The results of the survey on “The School in 2030,” conducted by 645 international experts prior to the World Summit for Innovation in Education WISE 2014, validated these transformations of educational structures and methods. An overwhelming majority of experts (83%) believe that in fifteen years the content of lessons will be individualized, reflecting the needs of each student. Another key finding supports the evolution of the teacher’s role towards that of a facilitator of learning (73%) rather than a lecturer who simply transmits knowledge.

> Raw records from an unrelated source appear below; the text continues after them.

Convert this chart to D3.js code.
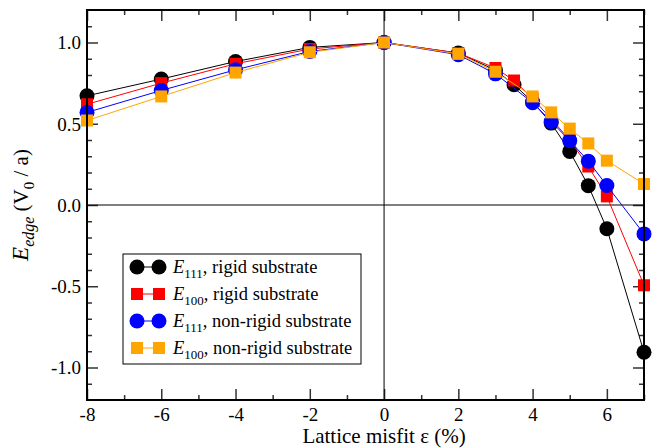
<!DOCTYPE html>
<html>
<head>
<meta charset="utf-8">
<script src="https://cdn.jsdelivr.net/npm/d3@7"></script>
<style>
  body { margin: 0; background: #fff; }
  svg { display: block; }
</style>
</head>
<body>
<svg id="chart" width="652" height="448" font-family="Liberation Serif"></svg>
<script>
var WIDTH = 652;
var HEIGHT = 448;
var MARGINS = { top: 10, right: 8, bottom: 48, left: 87 };
var CHART_WIDTH = WIDTH - MARGINS.left - MARGINS.right;
var CHART_HEIGHT = HEIGHT - MARGINS.top - MARGINS.bottom;
var SERIF = 'Liberation Serif';

// misfit values (%)
var xRigid = [-8, -6, -4, -2, 0, 2, 3, 3.5, 4, 4.5, 5, 5.5, 6, 7];
var xNonRigid = [-8, -6, -4, -2, 0, 2, 3, 4, 4.5, 5, 5.5, 6, 7];

// E_edge in V0 / a
var e111Rigid = [0.672, 0.775, 0.883, 0.97, 1.0, 0.935, 0.83, 0.74, 0.635, 0.504, 0.33, 0.119, -0.146, -0.906];
var e100Rigid = [0.62, 0.75, 0.869, 0.96, 1.0, 0.935, 0.843, 0.766, 0.655, 0.53, 0.40, 0.237, 0.053, -0.494];
var e111NonRigid = [0.57, 0.705, 0.832, 0.945, 1.0, 0.925, 0.807, 0.63, 0.514, 0.396, 0.27, 0.12, -0.178];
var e100NonRigid = [0.52, 0.668, 0.815, 0.94, 1.0, 0.93, 0.82, 0.668, 0.57, 0.47, 0.379, 0.273, 0.129];

var xTicks = [-8, -6, -4, -2, 0, 2, 4, 6];
var xMinor = [-7, -5, -3, -1, 1, 3, 5, 7];
var yTicks = [-1.0, -0.5, 0.0, 0.5, 1.0];
var yMinor = [-1.1, -0.9, -0.8, -0.7, -0.6, -0.4, -0.3, -0.2, -0.1, 0.1, 0.2, 0.3, 0.4, 0.6, 0.7, 0.8, 0.9, 1.1];

var series = [
  { label: '111', rest: ', rigid substrate', x: xRigid, y: e111Rigid, color: '#000000', shape: 'circle' },
  { label: '100', rest: ', rigid substrate', x: xRigid, y: e100Rigid, color: '#ff0000', shape: 'square' },
  { label: '111', rest: ', non-rigid substrate', x: xNonRigid, y: e111NonRigid, color: '#0000ff', shape: 'circle' },
  { label: '100', rest: ', non-rigid substrate', x: xNonRigid, y: e100NonRigid, color: '#ffa500', shape: 'square' }
];

var svg = d3.select('#chart');
var g = svg.append('g')
  .attr('transform', 'translate(' + MARGINS.left + ', ' + MARGINS.top + ')');

var xScale = d3.scaleLinear().domain([-8, 7]).range([0, CHART_WIDTH]);
var yScale = d3.scaleLinear().domain([-1.2, 1.2]).range([CHART_HEIGHT, 0]);

function styleAxis(sel) {
  sel.attr('font-family', SERIF);
  sel.select('.domain').remove();
  sel.selectAll('.tick line').attr('stroke', '#333').attr('stroke-width', 1.5);
  sel.selectAll('.tick text')
    .attr('font-family', SERIF)
    .attr('font-size', 19)
    .attr('fill', '#000');
}

// major and minor ticks, all pointing inwards
var bottom = g.append('g').attr('transform', 'translate(0,' + CHART_HEIGHT + ')')
  .call(d3.axisBottom(xScale).tickValues(xTicks).tickSizeInner(-11).tickPadding(8).tickFormat(d3.format('d')));
styleAxis(bottom);
bottom.selectAll('.tick text').text(d => String(d));
g.append('g').attr('transform', 'translate(0,' + CHART_HEIGHT + ')')
  .call(d3.axisBottom(xScale).tickValues(xMinor).tickSizeInner(-5).tickFormat('')).call(styleAxis);
g.append('g')
  .call(d3.axisTop(xScale).tickValues(xTicks).tickSizeInner(-11).tickFormat('')).call(styleAxis);
g.append('g')
  .call(d3.axisTop(xScale).tickValues(xMinor).tickSizeInner(-5).tickFormat('')).call(styleAxis);

var left = g.append('g')
  .call(d3.axisLeft(yScale).tickValues(yTicks).tickSizeInner(-11).tickPadding(6).tickFormat(d3.format('.1f')));
styleAxis(left);
left.selectAll('.tick text').text(d => d3.format('.1f')(d).replace('\u2212', '-')).attr('dy', '0.34em');
g.append('g')
  .call(d3.axisLeft(yScale).tickValues(yMinor).tickSizeInner(-5).tickFormat('')).call(styleAxis);
g.append('g').attr('transform', 'translate(' + CHART_WIDTH + ',0)')
  .call(d3.axisRight(yScale).tickValues(yTicks).tickSizeInner(-11).tickFormat('')).call(styleAxis);
g.append('g').attr('transform', 'translate(' + CHART_WIDTH + ',0)')
  .call(d3.axisRight(yScale).tickValues(yMinor).tickSizeInner(-5).tickFormat('')).call(styleAxis);

// zero lines
g.append('line')
  .attr('x1', 0).attr('x2', CHART_WIDTH)
  .attr('y1', yScale(0)).attr('y2', yScale(0))
  .attr('stroke', '#000').attr('stroke-width', 1);
g.append('line')
  .attr('x1', xScale(0)).attr('x2', xScale(0))
  .attr('y1', 0).attr('y2', CHART_HEIGHT)
  .attr('stroke', '#000').attr('stroke-width', 1);

var line = d3.line()
  .x(d => xScale(d[0]))
  .y(d => yScale(d[1]));

function drawMarker(sel, shape, color, cx, cy) {
  if (shape === 'circle') {
    sel.append('circle')
      .attr('cx', cx).attr('cy', cy).attr('r', 7.5)
      .attr('fill', color);
  } else {
    sel.append('rect')
      .attr('x', cx - 6).attr('y', cy - 6)
      .attr('width', 12).attr('height', 12)
      .attr('fill', color);
  }
}

var plot = g.append('g');
series.forEach(s => {
  var pts = s.x.map((x, i) => [x, s.y[i]]);
  var grp = plot.append('g');
  grp.append('path')
    .attr('d', line(pts))
    .attr('fill', 'none')
    .attr('stroke', s.color)
    .attr('stroke-width', 1);
  pts.forEach(p => drawMarker(grp, s.shape, s.color, xScale(p[0]), yScale(p[1])));
});

// frame
g.append('rect')
  .attr('width', CHART_WIDTH).attr('height', CHART_HEIGHT)
  .attr('fill', 'none').attr('stroke', '#000').attr('stroke-width', 2);

// legend
var legend = svg.append('g').attr('transform', 'translate(123, 254)');
legend.append('rect')
  .attr('width', 238).attr('height', 110)
  .attr('fill', '#fff').attr('stroke', '#000').attr('stroke-width', 1);

series.forEach((s, i) => {
  var y = 13 + i * 27;
  legend.append('line')
    .attr('x1', 14).attr('x2', 36).attr('y1', y).attr('y2', y)
    .attr('stroke', s.color).attr('stroke-width', 1);
  drawMarker(legend, s.shape, s.color, 14, y);
  drawMarker(legend, s.shape, s.color, 36, y);
  var t = legend.append('text')
    .attr('x', 50).attr('y', y + 6)
    .attr('font-family', SERIF)
    .attr('font-size', 18.5);
  t.append('tspan').attr('font-style', 'italic').text('E');
  t.append('tspan').attr('font-size', 13).attr('dy', 5).text(s.label);
  t.append('tspan').attr('dy', -5).text(s.rest);
});

// axis titles
svg.append('text')
  .attr('x', MARGINS.left + xScale(0))
  .attr('y', 443)
  .attr('text-anchor', 'middle')
  .attr('font-family', SERIF)
  .attr('font-size', 21)
  .text('Lattice misfit \u03b5 (%)');

var yTitle = svg.append('text')
  .attr('transform', 'translate(28,' + (MARGINS.top + CHART_HEIGHT / 2) + ') rotate(-90)')
  .attr('text-anchor', 'middle')
  .attr('font-family', SERIF)
  .attr('font-size', 21);
yTitle.append('tspan').attr('font-style', 'italic').attr('font-size', 23).text('E');
yTitle.append('tspan').attr('font-style', 'italic').attr('font-size', 16).attr('dy', 6).text('edge');
yTitle.append('tspan').attr('dy', -6).text('\u00a0(V');
yTitle.append('tspan').attr('font-size', 15).attr('dy', 6).text('0');
yTitle.append('tspan').attr('dy', -6).text('\u00a0/ a)');
</script>
</body>
</html>
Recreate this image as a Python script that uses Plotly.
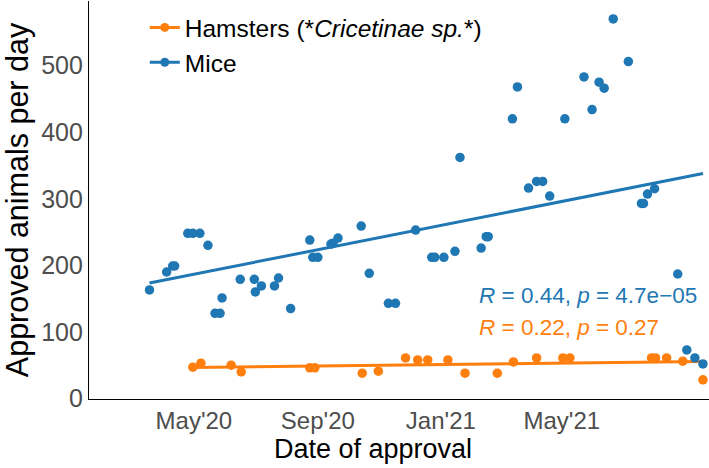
import numpy as np
import pandas as pd
import plotly.graph_objects as go

# ---- data ----
mice_dates = [
    "2020-03-18", "2020-04-04", "2020-04-10", "2020-04-12", "2020-04-25", "2020-04-30",
    "2020-05-07", "2020-05-15", "2020-05-22", "2020-05-27", "2020-05-29", "2020-06-16",
    "2020-06-30", "2020-07-01", "2020-07-07", "2020-07-20", "2020-07-24", "2020-08-05",
    "2020-08-24", "2020-08-27", "2020-09-01", "2020-09-14", "2020-09-16", "2020-09-21",
    "2020-10-14", "2020-10-22", "2020-11-10", "2020-11-17", "2020-12-07", "2020-12-23",
    "2020-12-26", "2021-01-04", "2021-01-15", "2021-01-20", "2021-02-10", "2021-02-15",
    "2021-02-17", "2021-03-13", "2021-03-18", "2021-03-29", "2021-04-06", "2021-04-12",
    "2021-04-19", "2021-05-04", "2021-05-23", "2021-05-31", "2021-06-07", "2021-06-12",
    "2021-06-21", "2021-07-06", "2021-07-19", "2021-07-21", "2021-07-25", "2021-08-01",
    "2021-08-24", "2021-09-02", "2021-09-10", "2021-09-18",
]
mice_values = [
    163, 190, 199, 199, 248, 248,
    248, 230, 128, 128, 151, 179,
    179, 160, 169, 169, 181, 135,
    238, 212, 212, 232, 233, 241,
    259, 188, 143, 143, 253, 212,
    212, 212, 221, 362, 226, 243,
    243, 420, 468, 316, 326, 326,
    304, 420, 483, 434, 475, 466,
    570, 506, 293, 293, 307, 315,
    187, 73, 61, 52,
]

hamster_dates = [
    "2020-04-30", "2020-05-08", "2020-06-07", "2020-06-17", "2020-08-24", "2020-08-29",
    "2020-10-15", "2020-10-31", "2020-11-27", "2020-12-09", "2020-12-19", "2021-01-08",
    "2021-01-25", "2021-02-26", "2021-03-14", "2021-04-06", "2021-05-02", "2021-05-09",
    "2021-07-29", "2021-08-02", "2021-08-13", "2021-08-29", "2021-09-18",
]
hamster_values = [
    47, 53, 50, 40, 46, 46,
    38, 41, 61, 58, 58, 58,
    38, 38, 55, 61, 61, 61,
    61, 61, 61, 56, 28,
]

series_names = ["Hamsters (*<i>Cricetinae sp.</i>*)", "Mice"]
series_colors = ["#ff7f0e", "#1f77b4"]
stat_labels = ["<i>R</i> = 0.22, <i>p</i> = 0.27", "<i>R</i> = 0.44, <i>p</i> = 4.7e\u221205"]
stat_label_x = "2021-02-06"
stat_label_y = [106, 155]

x_tick_vals = ["2020-05-01", "2020-09-01", "2021-01-01", "2021-05-01"]
x_tick_text = ["May'20", "Sep'20", "Jan'21", "May'21"]
y_tick_vals = [0, 100, 200, 300, 400, 500]

x_range = ["2020-01-18", "2021-09-24"]
y_range = [-0.75, 597]

FONT = "Liberation Sans, Arial, sans-serif"


def fit_line(dates, values):
    d = pd.to_datetime(pd.Series(dates))
    t = (d - d.min()).dt.days.to_numpy(dtype=float)
    slope, intercept = np.polyfit(t, np.asarray(values, dtype=float), 1)
    ends = np.array([t.min(), t.max()])
    return [d.min(), d.max()], list(intercept + slope * ends)


fig = go.Figure()
for dates, values, name, color in [
    (hamster_dates, hamster_values, series_names[0], series_colors[0]),
    (mice_dates, mice_values, series_names[1], series_colors[1]),
]:
    fx, fy = fit_line(dates, values)
    fig.add_trace(go.Scatter(
        x=fx, y=fy, mode="lines", line=dict(color=color, width=3),
        showlegend=False, hoverinfo="skip",
    ))
    fig.add_trace(go.Scatter(
        x=pd.to_datetime(dates), y=values, mode="markers",
        marker=dict(color=color, size=9.5), showlegend=False, name=name,
    ))
    fig.add_trace(go.Scatter(
        x=[None], y=[None], mode="lines+markers", name=name,
        line=dict(color=color, width=3), marker=dict(color=color, size=9),
    ))

for lbl, yv, color in zip(stat_labels, stat_label_y, series_colors):
    fig.add_annotation(
        x=stat_label_x, y=yv, text=lbl, showarrow=False, xanchor="left", yanchor="middle",
        font=dict(family=FONT, size=22.5, color=color),
    )

fig.add_annotation(
    xref="paper", yref="paper", x=0.458, y=-0.125, text="Date of approval",
    showarrow=False, xanchor="center", yanchor="middle",
    font=dict(family=FONT, size=27, color="black"),
)

fig.update_layout(
    width=709, height=468,
    margin=dict(l=89, r=0, t=1, b=69, autoexpand=False),
    paper_bgcolor="white", plot_bgcolor="white",
    font=dict(family=FONT, color="black"),
    legend=dict(
        x=0.09, y=0.99, xanchor="left", yanchor="top",
        font=dict(family=FONT, size=24.5, color="black"),
        bgcolor="rgba(0,0,0,0)",
    ),
    xaxis=dict(
        range=x_range, type="date", automargin=False,
        tickvals=x_tick_vals, ticktext=x_tick_text,
        showgrid=False, zeroline=False, ticks="",
        showline=True, linecolor="black", linewidth=1.3,
        tickfont=dict(family=FONT, size=24, color="#4d4d4d"),
    ),
    yaxis=dict(
        range=y_range, tickvals=y_tick_vals, automargin=False,
        showgrid=False, zeroline=False, ticks="",
        showline=True, linecolor="black", linewidth=1.3,
        tickfont=dict(family=FONT, size=25, color="#4d4d4d"),
        title=dict(text="Approved animals per day", font=dict(family=FONT, size=30.5, color="black"), standoff=6),
    ),
)

fig.write_html(
    "out.html",
    config={"displayModeBar": False},
    post_script="document.body.style.margin='0px';",
)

Experts of the WISE community predict that the school will evolve into a “learning network” where online resources and technologies will support peer-to-peer exchanges, facilitate dialogue and promote a shift towards more collaborative learning. As summarized by professor Yasar Jarrar: “the future educational system will be hybrid, divided between online content and global learning networks that provide most resources and interactions; and real schools that will ensure the quality of teaching standards and and guide students in their learning process.”